Pay Equality – Is It Fair?
Last week, the BBC published details of all employees earning over £150,000 per annum.
Newspapers and social media have gone into overdrive since with comments, criticisms and counter criticisms including issues such as:
Salary gender gap – only 2 of the top 9 earners are female.
Some employees are still being paid through personal service companies leading to accusations of tax avoidance and a lack of transparency.
Diversity – of employees earning over £150,000 per year, 88.5% of these are white.
Some presenters who appear to be doing exactly the same job are paid significantly different amounts (e.g. Dan Walker and Louise Menchin from BBC Breakfast).
Top Earners Making the Headlines
From the information published, Chris Evans (Radio 2 Breakfast Show and Top Gear presenter) earns over £2.2m per year.
Gary Lineker (Match of The Day and various other football programmes) earns over £1.75m.
The top female earner is Claudia Winkleman (Strictly Come Dancing and Others) earning over £450,000 per annum.
Earnings and Take Home Pay
Various publications have referred to Chris Evan’s take home pay being over £2.2m. However, with the bulk of these earnings being subject to a top combined rate of income tax and national insurance of 47%, over £1million will have been paid in tax and national insurance leaving his actual take home pay a measly £1.18 million.

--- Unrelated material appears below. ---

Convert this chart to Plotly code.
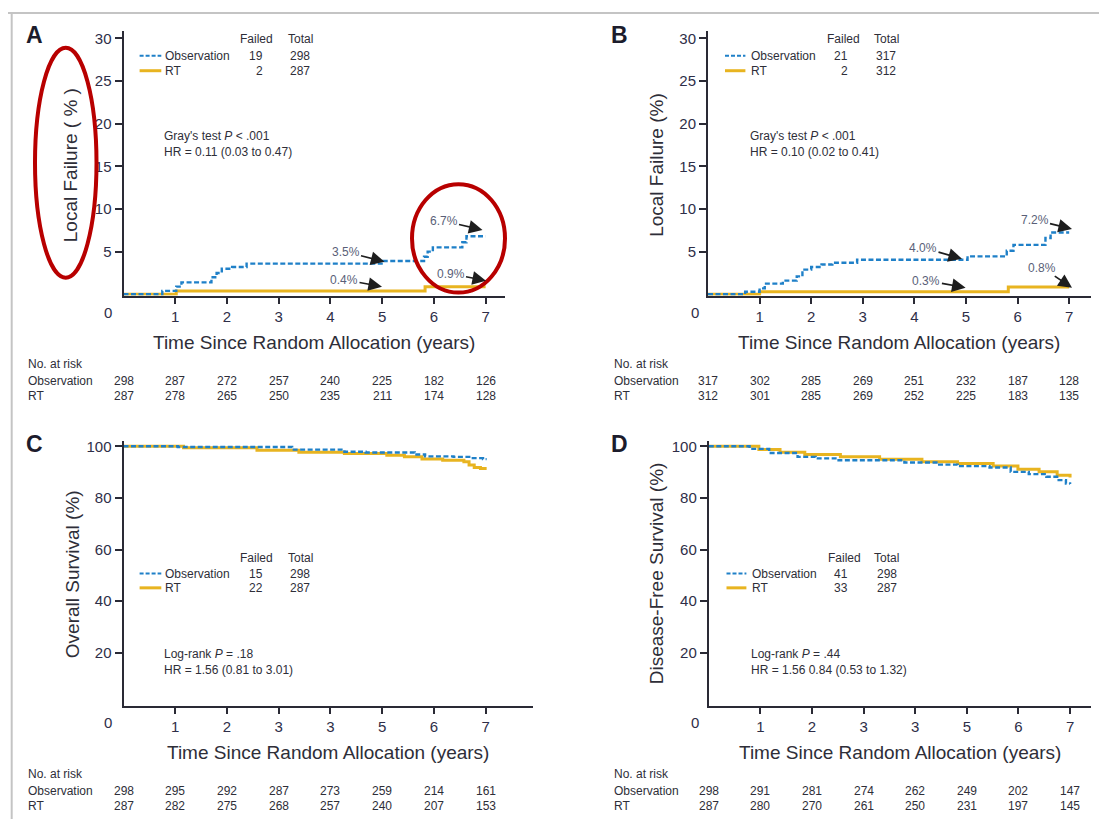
import plotly.graph_objects as go

W, H = 1107, 819
OFF = 8  # default page margin of the html body
FW, FH = W - OFF, H - OFF

# ---------------- data ----------------
tick_vals = [1, 2, 3, 4, 5, 6, 7]
tick_text_AB = ["1", "2", "3", "4", "5", "6", "7"]
tick_text_CD = ["1", "2", "3", "3", "5", "6", "7"]
risk_times = [0, 1, 2, 3, 4, 5, 6, 7]

A_obs_t = [0, 0.75, 1.02, 1.12, 1.70, 1.80, 1.90, 2.10, 2.38, 5.02, 5.81, 5.88, 5.98, 6.55, 6.63, 7.0]
A_obs_v = [0, 0.4, 0.9, 1.4, 2.0, 2.5, 3.0, 3.2, 3.6, 3.9, 4.4, 5.0, 5.5, 6.1, 6.8, 6.8]
A_rt_t = [0, 1.02, 5.83, 7.0]
A_rt_v = [0, 0.4, 0.9, 0.9]

B_obs_t = [0, 0.72, 1.0, 1.1, 1.45, 1.72, 1.83, 2.0, 2.2, 2.41, 2.89, 5.03, 5.79, 5.92, 6.54, 6.64, 7.0]
B_obs_v = [0, 0.3, 0.7, 1.25, 1.6, 2.1, 2.9, 3.2, 3.5, 3.7, 4.05, 4.45, 5.1, 5.8, 6.6, 7.25, 7.25]
B_rt_t = [0, 1.0, 5.82, 7.0]
B_rt_v = [0, 0.3, 0.85, 0.85]

C_obs_t = [0, 1.05, 3.26, 4.27, 4.68, 5.63, 5.83, 6.38, 6.72, 6.95, 7.02]
C_obs_v = [100, 99.7, 98.7, 97.9, 97.6, 96.8, 96.1, 95.9, 95.4, 95.0, 95.0]
C_rt_t = [0, 1.16, 2.58, 3.39, 4.27, 5.09, 5.43, 5.77, 6.17, 6.58, 6.68, 6.78, 6.9, 7.02]
C_rt_v = [100, 99.4, 98.5, 97.7, 97.2, 96.5, 95.9, 95.1, 94.6, 94.0, 92.7, 91.8, 91.4, 91.4]

D_obs_t = [0, 0.79, 1.17, 1.72, 2.07, 2.48, 3.79, 4.41, 4.82, 5.44, 5.85, 6.2, 6.54, 6.75, 6.92, 7.0]
D_obs_v = [100, 99.0, 97.4, 95.9, 95.3, 94.6, 93.7, 92.9, 92.3, 91.8, 90.1, 89.2, 88.2, 86.9, 85.6, 85.4]
D_rt_t = [0, 0.97, 1.38, 1.86, 2.55, 3.31, 4.13, 4.82, 5.51, 5.99, 6.4, 6.75, 7.0]
D_rt_v = [100, 98.7, 97.7, 96.8, 95.9, 95.0, 94.0, 93.3, 92.4, 91.1, 90.1, 88.8, 87.9]

A_risk_obs = [298, 287, 272, 257, 240, 225, 182, 126]
A_risk_rt = [287, 278, 265, 250, 235, 211, 174, 128]
B_risk_obs = [317, 302, 285, 269, 251, 232, 187, 128]
B_risk_rt = [312, 301, 285, 269, 252, 225, 183, 135]
C_risk_obs = [298, 295, 292, 287, 273, 259, 214, 161]
C_risk_rt = [287, 282, 275, 268, 257, 240, 207, 153]
D_risk_obs = [298, 291, 281, 274, 262, 249, 202, 147]
D_risk_rt = [287, 280, 270, 261, 250, 231, 197, 145]

A_failed = [19, 2]; A_total = [298, 287]
B_failed = [21, 2]; B_total = [317, 312]
C_failed = [15, 22]; C_total = [298, 287]
D_failed = [41, 33]; D_total = [298, 287]

A_stats = ["Gray's test <i>P</i> &lt; .001", "HR = 0.11 (0.03 to 0.47)"]
B_stats = ["Gray's test <i>P</i> &lt; .001", "HR = 0.10 (0.02 to 0.41)"]
C_stats = ["Log-rank <i>P</i> = .18", "HR = 1.56 (0.81 to 3.01)"]
D_stats = ["Log-rank <i>P</i> = .44", "HR = 1.56 0.84 (0.53 to 1.32)"]

A_pct_labels = ["3.5%", "0.4%", "6.7%", "0.9%"]
B_pct_labels = ["4.0%", "0.3%", "7.2%", "0.8%"]

groups = ["Observation", "RT"]
x_title = "Time Since Random Allocation (years)"
y_titles = ["Local Failure ( % )", "Local Failure (%)", "Overall Survival (%)", "Disease-Free Survival (%)"]
panel_letters = ["A", "B", "C", "D"]

# ---------------- styling / layout ----------------
BLUE = "#1f80c8"
GOLD = "#e8b420"
AX = "#2a2a35"
TXT = "#2e2e38"
TICKC = "#2e2e48"
SANS = "Liberation Sans, Arial, Helvetica, sans-serif"


def px(x):
    return (x - OFF) / FW


def py(y):
    return 1 - (y - OFF) / FH


annotations = []


def ann(text, x, y, xanchor="center", yanchor="middle", xref="paper", yref="paper", **kw):
    d = dict(text=text, x=x, y=y, xref=xref, yref=yref, xanchor=xanchor, yanchor=yanchor,
             showarrow=False)
    d.update(kw)
    annotations.append(d)


panels = [
    dict(x0=123.5, x1=505, y0=26.7, y1=293, xmax=7.375, yr=[-0.15, 30.92],
         yt=[5, 10, 15, 20, 25, 30], tt=tick_text_AB,
         obs=(A_obs_t, A_obs_v), rt=(A_rt_t, A_rt_v), ytitle_x=70, ytitle_y=162,
         leg_line=(139.6, 161.3), leg_text=163, fail_c=256.7, tot_c=300.6, fail_r=264.8, tot_r=311.5,
         leg_y=(35, 52, 67), failed=A_failed, total=A_total, stats=A_stats, stats_x=162.4, stats_y=(133, 149),
         risk_x=26, risk_y=(362, 379, 394), risk=(A_risk_obs, A_risk_rt), letter_xy=(34, 31),
         zero_xy=(108, 310), xtitle_y=340),
    dict(x0=708, x1=1090.7, y0=26.7, y1=293, xmax=7.417, yr=[-0.15, 30.92],
         yt=[5, 10, 15, 20, 25, 30], tt=tick_text_AB,
         obs=(B_obs_t, B_obs_v), rt=(B_rt_t, B_rt_v), ytitle_x=656.6, ytitle_y=162,
         leg_line=(725, 745.4), leg_text=749, fail_c=843, tot_c=886.4, fail_r=850, tot_r=898,
         leg_y=(35, 52, 67), failed=B_failed, total=B_total, stats=B_stats, stats_x=747.9, stats_y=(133, 149),
         risk_x=612, risk_y=(362, 379, 394), risk=(B_risk_obs, B_risk_rt), letter_xy=(619, 31),
         zero_xy=(695, 310), xtitle_y=340),
    dict(x0=123.5, x1=533, y0=439.3, y1=705.3, xmax=7.916, yr=[-0.5, 101.97],
         yt=[20, 40, 60, 80, 100], tt=tick_text_CD,
         obs=(C_obs_t, C_obs_v), rt=(C_rt_t, C_rt_v), ytitle_x=72, ytitle_y=573,
         leg_line=(139.6, 161.3), leg_text=163, fail_c=256.7, tot_c=300.6, fail_r=264.8, tot_r=311.5,
         leg_y=(556.7, 572.3, 586.7), failed=C_failed, total=C_total, stats=C_stats, stats_x=162.4,
         stats_y=(652.7, 669.3),
         risk_x=26, risk_y=(773.3, 790.7, 806), risk=(C_risk_obs, C_risk_rt), letter_xy=(34, 442),
         zero_xy=(108, 722), xtitle_y=752),
    dict(x0=708.8, x1=1090.7, y0=439.3, y1=705.3, xmax=7.40, yr=[-0.5, 101.97],
         yt=[20, 40, 60, 80, 100], tt=tick_text_CD,
         obs=(D_obs_t, D_obs_v), rt=(D_rt_t, D_rt_v), ytitle_x=656.6, ytitle_y=572.5,
         leg_line=(726.5, 746.4), leg_text=750, fail_c=844, tot_c=886.8, fail_r=850, tot_r=898.8,
         leg_y=(556.7, 572.3, 586.7), failed=D_failed, total=D_total, stats=D_stats, stats_x=749,
         stats_y=(652.7, 669.3),
         risk_x=612, risk_y=(773.3, 790.7, 806), risk=(D_risk_obs, D_risk_rt), letter_xy=(619, 442),
         zero_xy=(695, 722), xtitle_y=752),
]

fig = go.Figure()
shapes = []
layout_axes = {}
small = dict(family=SANS, size=12, color=TXT)
tickfont = dict(family=SANS, size=15, color=TICKC)

for i, p in enumerate(panels):
    n = "" if i == 0 else str(i + 1)
    xa, ya = "x" + n, "y" + n
    layout_axes["xaxis" + n] = dict(
        domain=[px(p["x0"]), px(p["x1"])], range=[0, p["xmax"]], anchor=ya,
        tickvals=tick_vals, ticktext=p["tt"], ticks="outside", ticklen=6, tickwidth=1.8,
        tickcolor=AX, showline=True, linewidth=2, linecolor=AX, showgrid=False, zeroline=False,
        tickfont=tickfont, fixedrange=True)
    layout_axes["yaxis" + n] = dict(
        domain=[py(p["y1"]), py(p["y0"])], range=p["yr"], anchor=xa,
        tickvals=p["yt"], ticks="outside", ticklen=7, tickwidth=1.8,
        tickcolor=AX, showline=True, linewidth=2, linecolor=AX, showgrid=False, zeroline=False,
        tickfont=tickfont, fixedrange=True)

    fig.add_trace(go.Scatter(x=p["rt"][0], y=p["rt"][1], mode="lines", line_shape="hv",
                             line=dict(color=GOLD, width=3), xaxis=xa, yaxis=ya, showlegend=False,
                             name="RT"))
    fig.add_trace(go.Scatter(x=p["obs"][0], y=p["obs"][1], mode="lines", line_shape="hv",
                             line=dict(color=BLUE, width=2.4, dash="5px,2.5px"), xaxis=xa, yaxis=ya,
                             showlegend=False, name="Observation"))

    ann("<b>%s</b>" % panel_letters[i], px(p["letter_xy"][0]), py(p["letter_xy"][1]),
        font=dict(family=SANS, size=23, color="#1c1c2c"))
    ann("0", px(p["zero_xy"][0]), py(p["zero_xy"][1]), font=tickfont)
    ann(x_title, px((p["x0"] + p["x1"]) / 2), py(p["xtitle_y"]),
        font=dict(family=SANS, size=19, color=TXT))
    ann(y_titles[i], px(p["ytitle_x"]), py(p["ytitle_y"]), textangle=-90,
        font=dict(family=SANS, size=19, color=TXT))

    # legend block
    ann("Failed", px(p["fail_c"]), py(p["leg_y"][0]), font=small)
    ann("Total", px(p["tot_c"]), py(p["leg_y"][0]), font=small)
    for k, g in enumerate(groups):
        yy = p["leg_y"][k + 1]
        ann(g, px(p["leg_text"]), py(yy), xanchor="left", font=small)
        ann(str(p["failed"][k]), px(p["fail_r"]), py(yy), xanchor="right", font=small)
        ann(str(p["total"][k]), px(p["tot_r"]), py(yy), xanchor="right", font=small)
        if k == 0:
            ln = dict(color=BLUE, width=2, dash="4px,2px")
        else:
            ln = dict(color=GOLD, width=3)
        shapes.append(dict(type="line", xref="paper", yref="paper", x0=px(p["leg_line"][0]),
                           x1=px(p["leg_line"][1]), y0=py(yy), y1=py(yy), line=ln))
    # stats
    for k, s in enumerate(p["stats"]):
        ann(s, px(p["stats_x"]), py(p["stats_y"][k]), xanchor="left", font=small)
    # numbers at risk
    ann("No. at risk", px(p["risk_x"]), py(p["risk_y"][0]), xanchor="left", font=small)
    for k, g in enumerate(groups):
        yy = p["risk_y"][k + 1]
        ann(g, px(p["risk_x"]), py(yy), xanchor="left", font=small)
        for t, v in zip(risk_times, p["risk"][k]):
            ann(str(v), t, py(yy), xref=xa, font=small)

# percentage callouts with arrows: (text centre px, arrow head px)
callouts = [
    (A_pct_labels[0], (345.5, 249), (384.5, 259)),
    (A_pct_labels[1], (344.0, 277), (382.0, 284)),
    (A_pct_labels[2], (443.5, 218), (482.5, 227)),
    (A_pct_labels[3], (450.5, 271), (486.0, 278)),
    (B_pct_labels[0], (923.0, 245), (962.0, 256)),
    (B_pct_labels[1], (926.4, 278), (965.6, 285)),
    (B_pct_labels[2], (1034.5, 217), (1072.0, 226)),
    (B_pct_labels[3], (1042.0, 265), (1072.0, 285)),
]
for txt, (cx, cy), (hx, hy) in callouts:
    annotations.append(dict(text=txt, x=px(hx), y=py(hy), xref="paper", yref="paper",
                            ax=cx - hx, ay=cy - hy, showarrow=True, arrowhead=2, arrowsize=1.6,
                            arrowwidth=1.7, arrowcolor="#1e1e1e", standoff=0,
                            font=dict(family=SANS, size=12, color="#5a5f78")))

# red highlight ellipses
shapes.append(dict(type="circle", xref="paper", yref="paper", x0=px(35), x1=px(96.5), y0=py(44), y1=py(275),
                   line=dict(color="#b80000", width=4)))
shapes.append(dict(type="circle", xref="paper", yref="paper", x0=px(412), x1=px(505), y0=py(181), y1=py(290),
                   line=dict(color="#b80000", width=4)))
# screenshot frame
shapes.append(dict(type="line", xref="paper", yref="paper", x0=0, x1=1, y0=py(9), y1=py(9),
                   line=dict(color="#c4c4c4", width=2)))
shapes.append(dict(type="line", xref="paper", yref="paper", x0=px(11.7), x1=px(11.7), y0=0, y1=py(9),
                   line=dict(color="#c4c4c4", width=2)))

fig.update_layout(width=FW, height=FH, margin=dict(l=0, r=0, t=0, b=0), paper_bgcolor="white",
                  plot_bgcolor="white", annotations=annotations, shapes=shapes, showlegend=False,
                  **layout_axes)

fig.write_html("out.html")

It is unlikely to attract a great deal of sympathy from most commentators!
Many commentators have noted that discrepancies in pay are a factor of market conditions and boil down to demand and supply. Many of the BBC presenters can (and would) demand comparable salary levels if they worked elsewhere and, if the BBC want top presenters, they have to pay market rates.
It is noted that Ant & Dec (who work primarily for ITV) earn more than any of the BBC’s top earners – reinforcing the argument that the BBC has to pay market salary rates – or lose their presenters.
Gary Lineker’s agent has noted that the agents working for other presenters are failing their clients if they are doing the same job as co presenters and are earning less money.
Chris Evans sought advice from his 91 year old mother who advised him “earn what you can, when you can, while you can. And tell them if your bosses don’t think you’re worth it one day, they’ll sort that out soon enough”.
Companies with more than 250 employees must publish their pay gap figures by April next year, and it appears that banks and financial services companies are expected to be particularly worried by the fallout.
Perhaps a more radical approach would be the current suggestion from Labour that there should be a maximum ratio of 20 to 1 between the highest and lowest paid staff in public sector organisations. This would mean an 80% pay cut for Chris Evans. Whether this would result in top presenters leaving public sector organisations such as the BBC would remain to be seen.
It is highly likely that the furore over equality and fair pay is likely to increase rather than decrease as more information is published in the public domain going forwards.